The product was collected via vacuum filtration. The crystals were washed with ice water ( note its a good idea to do it till the smell of acetic acid is gone. Next was the process of recrystallization. The sample retrieved from vacuum filtration was placed in .5mL ethanol in an 10mL Erlenmeyer flask. After the sample had dissolved boiling stick was added and the mix was heated via a steam water bath. If the sample doesn't dissolve add more ethanol. Next a volume of water equal to the amount of ethanol was added. The sample was removed from the heat and allowed to cool for 10 minutes in ice. Crystals were removed from the solution via vacuum filtration (note a new clean Hirsch funnel and new filter paper was used)
Things you may ask...
What is a mixed solvent recrystallization? What is the reason for using mixed solvent recrystallization?
Mixed solvent recrystalization refers to a process of crystallization used for the purpose of purification. A solvent is added to a mixture with desired and undesired components creating a solution. The solution is heated so that all of its components are able to dissolve, this solvent chosen because of its known properties of solubility. At a higher temperature everything should remain dissolved in the solvent as it becomes supersaturated. However as it cools crystals of your desired compound should form being that at lower temperatures the solvent can no longer remain super saturated, meanwhile impurities and undesired compounds should remain dissolved in the solvent. In this experiment the crystals could be isolated via vacuum filtration.
Should the product exhibit optical activity?
No the product would not exhibit optical activity because while each enantiomer is chiral they exist as a racemic mixture such that the specific rotation of one enantionmer would cancel the rotation of the other being that they should have the same magnitude but in the opposite direction.
What is the mechanism of the addition like?
It can happen via Radicals
If the observed melting point or range is near the reported melting range from the literature it suggests that the product is that of the enantiomer set.
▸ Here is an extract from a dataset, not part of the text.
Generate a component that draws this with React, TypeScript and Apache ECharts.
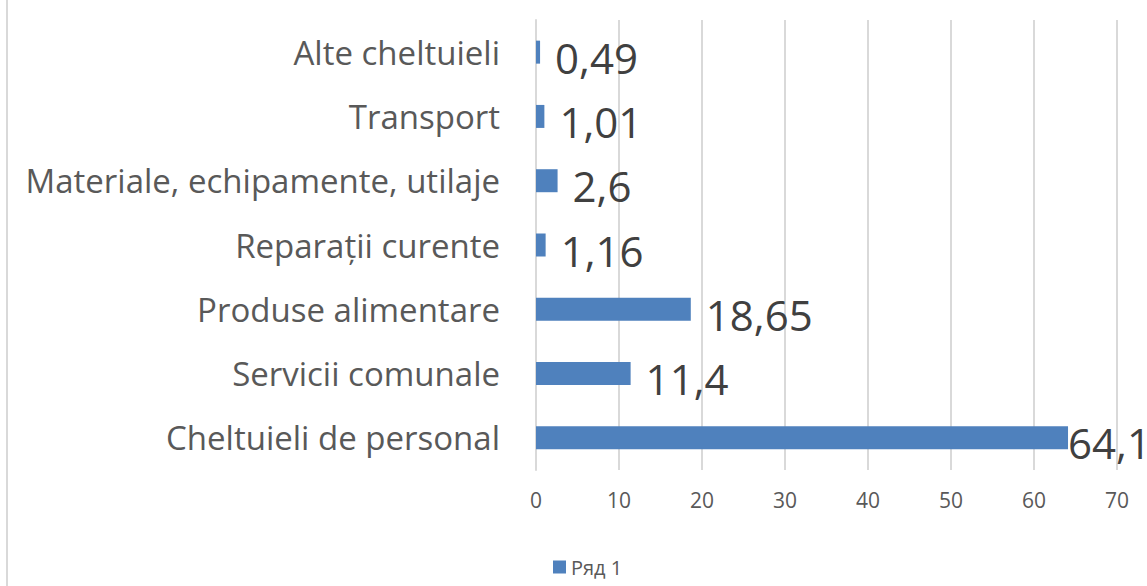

For this particular experiment the (2R,3S) and (2S, 3R) enantiomers of 2,3-dibromo-3-phenylproanoic acid are expected. Indicating that the bromine addition occurred via an anti method. Had bromine of added via syn addition the melting point would have been near 95 °C (provided in the literature). The difference of several degrees between the literature and the experimental values may be the result of impurities and the possible existence of other enantiomers or compounds in the product. Recall that impurities cause depression and extend the range of the melting points.